Washington Post : states rein in private equity in healthcare

January 23, 2026

Washington Post analysis highlights states cracking down on private equity in healthcare

A new Washington Post Intelligence analysis underscores a growing national shift. State lawmakers are increasingly stepping in to address the risks private equity poses to hospitals, nursing homes, and physician practices. The piece, Why states are cracking down on private equity in health care,” draws on research from the Private Equity Stakeholder Project. It cites PESP’s 2025 State Healthcare Policy Review and uses the interactive map and tracker from our website to show where, and how, states are acting.

The analysis places today’s legislative momentum in the wake of high-profile hospital bankruptcies and closures, including Steward Health Care and Prospect Medical Holdings. Those collapses intensified scrutiny of private equity’s business model in healthcare. They also helped push oversight efforts out of Washington and into state capitols, where lawmakers are advancing new rules on transparency, transaction review, and investor control.

States step in as federal action stalls

The Washington Post analysis makes clear that, with little appetite for new federal guardrails, states are emerging as the primary arena for reform. Legislators across the country are debating how to limit private equity’s ability to extract value from essential healthcare providers. Communities are often left to deal with the fallout when those efforts fail.

To explain this trend, the Post relies on PESP’s state-by-state tracking, highlighting how lawmakers are responding to rising costs, declining patient outcomes, and hospital closures linked to private equity ownership. The story points readers to PESP’s tracker as a key resource for understanding the scope of state action now underway.

What PESP’s state healthcare policy review found

Published in December, PESP’s 2025 State Healthcare Policy Review: Tracking Private Equity Oversight and Reform provides a clear snapshot of how states are confronting private equity’s growing role in healthcare. The report documents a clear escalation in legislative activity, with proposals falling into four major categories:

  • Transparency and reporting requirements that force private equity firms, management companies, and healthcare providers to disclose ownership structures and financial relationships that are often hidden from regulators and the public.
  • Approval and enforcement authority that gives state agencies or attorneys general the power to review, condition, or in some cases block healthcare transactions that threaten access, competition, or financial stability.
  • Targeted prohibitions on practices such as hospital sale-leasebacks, which have been widely used by private equity owners to extract real estate value while saddling providers with long-term rent obligations.
  • Corporate practice of medicine enforcement, aimed at preventing investors from exerting control over clinical decision-making through management contracts or other workarounds.

The review shows that these approaches are no longer theoretical. In 2025 alone, states including Massachusetts, California, Oregon, Indiana, Washington, New Mexico, and Maine enacted new laws strengthening oversight of private equity-backed healthcare. Other states are actively considering similar measures, while a number of proposals stalled amid industry opposition.

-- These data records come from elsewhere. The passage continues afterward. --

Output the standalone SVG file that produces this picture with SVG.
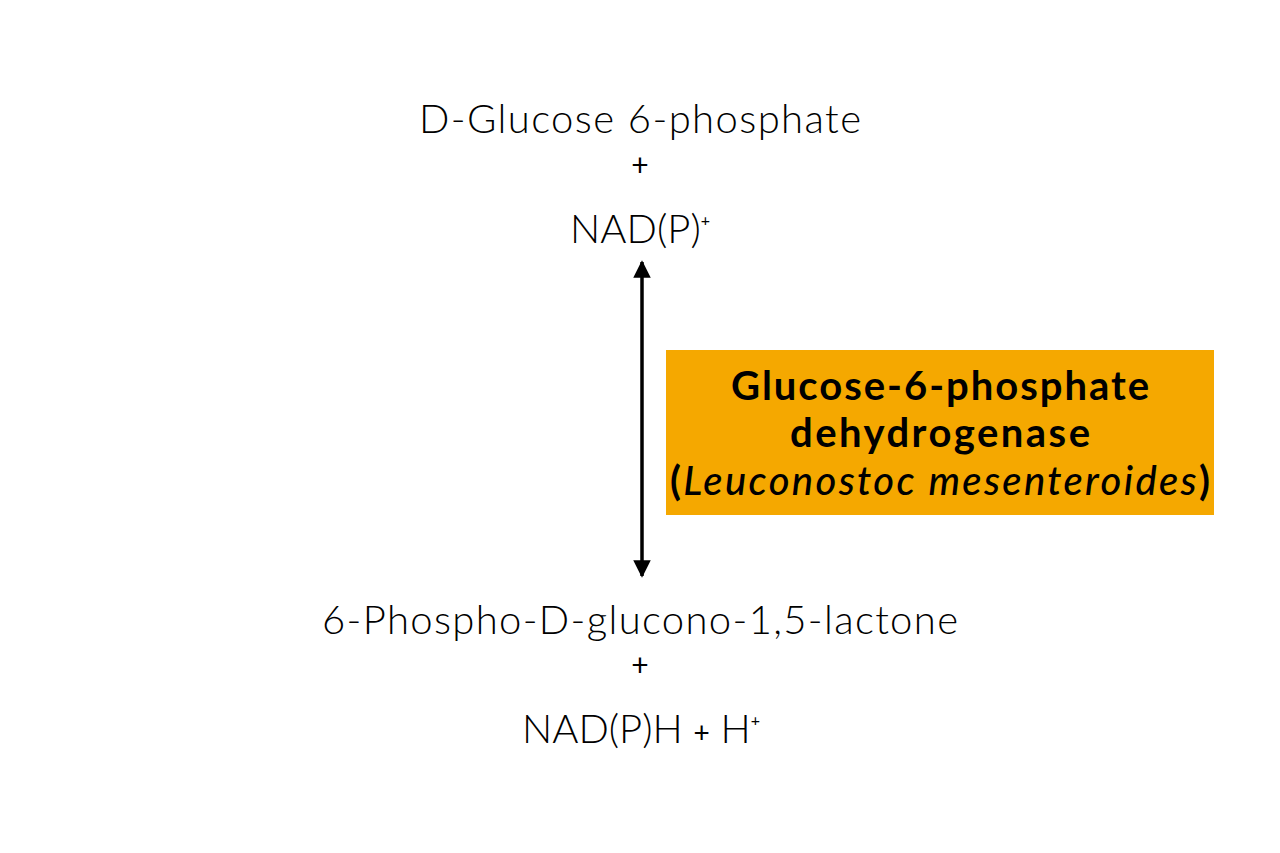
<svg xmlns="http://www.w3.org/2000/svg" width="1280" height="853" viewBox="0 0 1280 853">
<style>
.t{font-family:"Lato","Open Sans","Liberation Sans",sans-serif;font-weight:300;fill:#000;text-anchor:middle;font-size:40px}
.p{font-family:"Lato","Open Sans","Liberation Sans",sans-serif;font-weight:400;fill:#000;text-anchor:middle;font-size:30px}
.b{font-family:"Lato","Open Sans","Liberation Sans",sans-serif;font-weight:700;fill:#000;text-anchor:middle;font-size:40px}
</style>
<defs>
<marker id="ah" viewBox="0 0 10 10" refX="9" refY="5" markerWidth="5" markerHeight="5" orient="auto-start-reverse" markerUnits="strokeWidth">
<path d="M0,0 L10,5 L0,10 z" fill="#000"/>
</marker>
</defs>
<rect width="1280" height="853" fill="#fff"/>
<g id="substrate">
<text class="t" x="640" y="133" textLength="442" lengthAdjust="spacing">D-Glucose 6-phosphate</text>
<text class="p" x="640" y="176">+</text>
<text class="t" x="640" y="243" textLength="140" lengthAdjust="spacing">NAD(P)<tspan font-size="16" font-weight="400" dy="-17">+</tspan></text>
</g>
<g id="connectors">
<line x1="642" y1="262" x2="642" y2="576" stroke="#000" stroke-width="3.5" marker-start="url(#ah)" marker-end="url(#ah)"/>
</g>
<g id="enzyme">
<rect x="666" y="350" width="548" height="165" fill="#F5A800"/>
<text class="b" x="940" y="400" textLength="418" lengthAdjust="spacing">Glucose-6-phosphate</text>
<text class="b" x="940" y="447" textLength="300" lengthAdjust="spacing">dehydrogenase</text>
<text class="b" x="940" y="495" textLength="540" lengthAdjust="spacing">(<tspan font-style="italic" font-weight="500">Leuconostoc mesenteroides</tspan>)</text>
</g>
<g id="product">
<text class="t" x="640" y="634" textLength="636" lengthAdjust="spacing">6-Phospho-D-glucono-1,5-lactone</text>
<text class="p" x="640" y="676">+</text>
<text class="t" x="641" y="743" textLength="238" lengthAdjust="spacing">NAD(P)H <tspan font-size="28" font-weight="400">+</tspan> H<tspan font-size="16" font-weight="400" dy="-17">+</tspan></text>
</g>
</svg>
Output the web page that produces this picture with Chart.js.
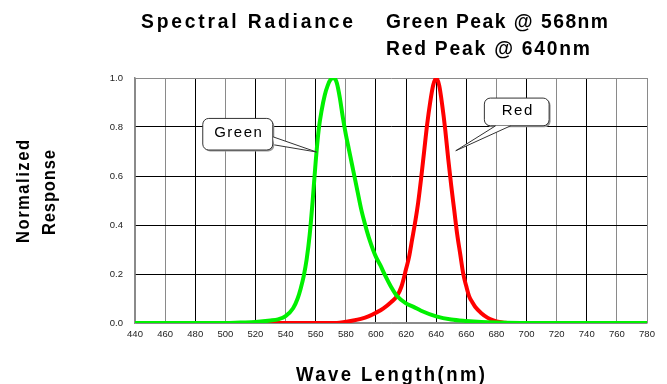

A national map of growing accountability

The Washington Post analysis prominently features PESP’s interactive map, which visualizes this rapidly evolving policy landscape. The map shows where legislation has passed, where bills remain under consideration, and where efforts failed. Together, these patterns highlight both the momentum behind reform and the resistance it continues to face.

By grounding its reporting in PESP’s research, the Post reinforces a central conclusion of the State Healthcare Policy Review: oversight of private equity in healthcare has become a mainstream policy issue. What was once treated as a niche concern is now a bipartisan response to real-world harm experienced by patients, workers, and communities.